Overview

Micro-blogging and social media data can help in predicting a variety of events and also able to detect the flow and evolution of the events and incidents like presidential elections and flu spread. Analyzing public user posts and shared information in social media can assist us in measuring various population characteristics, patterns, movements, and as well as the public health conditions. In this paper, we introduce HealthTVizer - a social media analytics tool, for exploring health awareness using Twitter data through interactive and interconnected multiple views. The tools assist a user in achieving a quick summary about the current diseases along with the geographical location on the United States map.

We processed and analyzed over 57 million tweets and pick the tweets related to the diseases using topic modeling. After that, we categorized the tweets in 21 most frequent and discussed diseases on that time frame. We plot the diseases cloud and stream graph to show the change in the discussion about those diseases. Further, we added several visualization methods to find out valuable insights from the data.

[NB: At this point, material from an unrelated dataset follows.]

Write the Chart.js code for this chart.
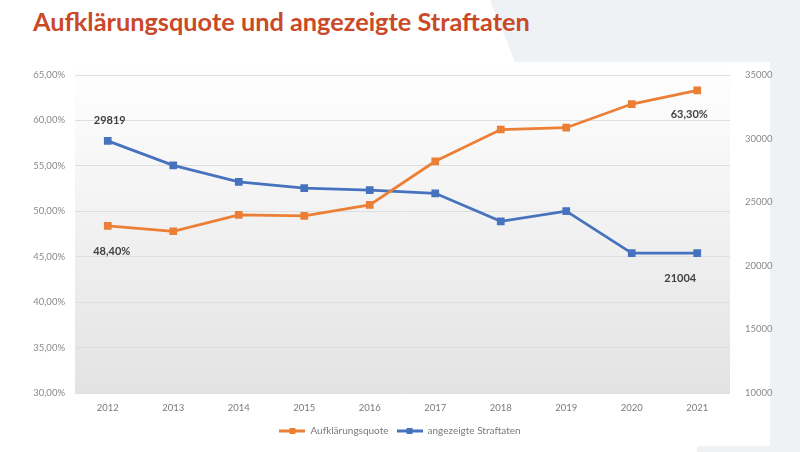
<!DOCTYPE html>
<html>
<head>
<meta charset="utf-8">
<script src="https://cdn.jsdelivr.net/npm/chart.js@4/dist/chart.umd.min.js"></script>
<style>
  html, body { margin:0; padding:0; width:800px; height:452px; overflow:hidden; background:#ffffff; }
  #bg { position:absolute; left:0; top:0; width:800px; height:452px; background:#eef2f5;
        clip-path: polygon(490px 0, 800px 0, 800px 452px, 697px 452px, 697px 446px, 770px 446px, 770px 62px, 515px 62px); }
  #title { position:absolute; left:33px; top:6px; font-family: Lato, "Open Sans", sans-serif; font-weight:700;
           font-size:26px; color:#c94a28; white-space:nowrap; }
  #wrap { position:absolute; left:0; top:0; width:800px; height:452px; }
</style>
</head>
<body>
<div id="bg"></div>
<div id="title">Aufklärungsquote und angezeigte Straftaten</div>
<div id="wrap"><canvas id="c" width="800" height="452"></canvas></div>
<script>
const years = ['2012','2013','2014','2015','2016','2017','2018','2019','2020','2021'];
const aufklaerungsquote = [48.4, 47.8, 49.6, 49.5, 50.7, 55.5, 59.0, 59.2, 61.8, 63.3];
const angezeigteStraftaten = [29819, 27900, 26600, 26100, 25950, 25700, 23500, 24300, 21000, 21004];
const seriesNames = ['Aufklärungsquote', 'angezeigte Straftaten'];
const leftTicks = [30, 35, 40, 45, 50, 55, 60, 65];
const rightTicks = [10000, 15000, 20000, 25000, 30000, 35000];
// data labels: [datasetIndex, pointIndex, text]
const dataLabels = [[1, 0, '29819'], [0, 0, '48,40%'], [0, 9, '63,30%'], [1, 9, '21004']];

// fit title width
(function(){
  const t = document.getElementById('title');
  const w = t.getBoundingClientRect().width;
  const target = 497;
  t.style.fontSize = (26 * target / w).toFixed(2) + 'px';
})();

const ORANGE = '#eb7f35';
const BLUE = '#4672be';
const COLORS = [ORANGE, BLUE];

function legendIcon(color){
  const cv = document.createElement('canvas');
  cv.width = 26; cv.height = 10;
  const g = cv.getContext('2d');
  g.strokeStyle = color; g.lineWidth = 3;
  g.beginPath(); g.moveTo(0,5); g.lineTo(26,5); g.stroke();
  g.fillStyle = color; g.fillRect(10,2,6,6);
  return cv;
}
const ICONS = COLORS.map(legendIcon);

const bgPlugin = {
  id: 'plotBg',
  beforeDraw(chart){
    const {ctx, chartArea:a} = chart;
    const g = ctx.createLinearGradient(0, a.top - 12, 0, a.bottom);
    g.addColorStop(0, '#ffffff');
    g.addColorStop(1, '#e3e3e3');
    ctx.save();
    ctx.fillStyle = g;
    ctx.fillRect(a.left, a.top - 12, a.right - a.left, a.bottom - a.top + 12);
    ctx.restore();
  }
};

const labelPlugin = {
  id: 'dataLbl',
  afterDatasetsDraw(chart){
    const ctx = chart.ctx;
    ctx.save();
    ctx.font = 'bold 11px Lato, "Open Sans", sans-serif';
    ctx.fillStyle = '#404040';
    ctx.textAlign = 'center';
    ctx.textBaseline = 'middle';
    dataLabels.forEach(([ds, i, txt]) => {
      const p = chart.getDatasetMeta(ds).data[i];
      let dx = 0, dy = 0;
      if (ds === 1 && i === 0) { dx = 2; dy = -20; }
      else if (ds === 0 && i === 0) { dx = 4; dy = 26; }
      else if (ds === 0) { dx = -8; dy = 24; }
      else { dx = -17; dy = 25; }
      ctx.fillText(txt, p.x + dx, p.y + dy);
    });
    ctx.restore();
  }
};

const tickFont = { family: 'Lato, "Open Sans", sans-serif', size: 9.5 };

new Chart(document.getElementById('c'), {
  type: 'line',
  data: {
    labels: years,
    datasets: [
      { label: seriesNames[0], data: aufklaerungsquote, yAxisID: 'y', borderColor: ORANGE, backgroundColor: ORANGE,
        borderWidth: 2.75, pointStyle: 'rect', tension: 0 },
      { label: seriesNames[1], data: angezeigteStraftaten, yAxisID: 'y1', borderColor: BLUE, backgroundColor: BLUE,
        borderWidth: 2.75, pointStyle: 'rect', tension: 0 }
    ]
  },
  options: {
    responsive: false,
    animation: false,
    devicePixelRatio: 1,
    elements: { point: { radius: 3.5 } },
    layout: { padding: { top: 75, bottom: 6, left: 0, right: 0 } },
    plugins: {
      legend: {
        position: 'bottom',
        labels: {
          usePointStyle: true,
          pointStyleWidth: 26,
          padding: 8,
          color: '#7a7a7a',
          font: { family: 'Lato, "Open Sans", sans-serif', size: 10 },
          generateLabels(chart){
            const items = Chart.defaults.plugins.legend.labels.generateLabels(chart);
            items.forEach((it, k) => { it.pointStyle = ICONS[k]; });
            return items;
          }
        }
      },
      tooltip: { enabled: false }
    },
    scales: {
      x: {
        offset: true,
        grid: { display: false, drawTicks: false },
        border: { display: false },
        ticks: { color: '#7a7a7a', font: tickFont, padding: 9 },
        afterFit(s){ s.height = 25; }
      },
      y: {
        position: 'left',
        min: 30, max: 65,
        afterBuildTicks(s){ s.ticks = leftTicks.map(v => ({ value: v })); },
        ticks: { color: '#8a8a8a', font: tickFont, padding: 10,
                 callback: v => v.toFixed(2).replace('.', ',') + '%' },
        grid: { color: '#dedede', drawTicks: false, lineWidth: 1 },
        border: { display: false },
        afterFit(s){ s.width = 75; }
      },
      y1: {
        position: 'right',
        min: 10000, max: 35000,
        afterBuildTicks(s){ s.ticks = rightTicks.map(v => ({ value: v })); },
        ticks: { color: '#8a8a8a', font: tickFont, padding: 15, callback: v => String(v) },
        grid: { display: false, drawTicks: false },
        border: { display: false },
        afterFit(s){ s.width = 70; }
      }
    }
  },
  plugins: [bgPlugin, labelPlugin]
});
</script>
</body>
</html>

HealthTVizer Visualization

HealthTVizer contains coordinated multiple views which highlight different tweet attributes: User ID, geolocation, keywords, time stamp, and the related disease. The following image shows the key features of the HealthTVizer. HealthTvizer
Box A: Top user list
The top user list represents the users based on the number of tweets about any particular disease type. After clicking on diseases cloud, the list will automatically update with respect to the corresponding disease. On hovering on the user ID or user tweets count bar, a table will pop up displaying the 20 tweets of that particular user.
Box B: Diseases map
The distribution of top 20 users tweets related to all 21 different diseases is depicted in the United States map represent in Box B. On loading of the application the map shows the user tweets related all the diseases. However, if a viewer clicks on the particular disease from disease cloud the map and user list bar chart will be updated automatically and visualize the related disease tweets locations.
Box C: Network of Diseases and Keywords
The overview network of 20 diseases and top 50 popular keywords from January 6 to January 31, 2017, on Twitter are visualize on Box (c). The thickness of a link indicates the relationships frequency between the diseases and keywords based on the co-location in the same tweets.
Box D: The diseases streamgraph represents the discussion about 21 diseases obtained by the hashtag of the tweets. The disease streamlines are ordered based on the frequency of the discussion on the related tweets.
Box E: By default, the diseases keywords streamgraph draw the streamline for top 50 keywords based on the frequency. However, if a user clicks on a disease from the diseases cloud, the keywords streamgraph will update interactively and displays the most frequent 50 keywords about that disease.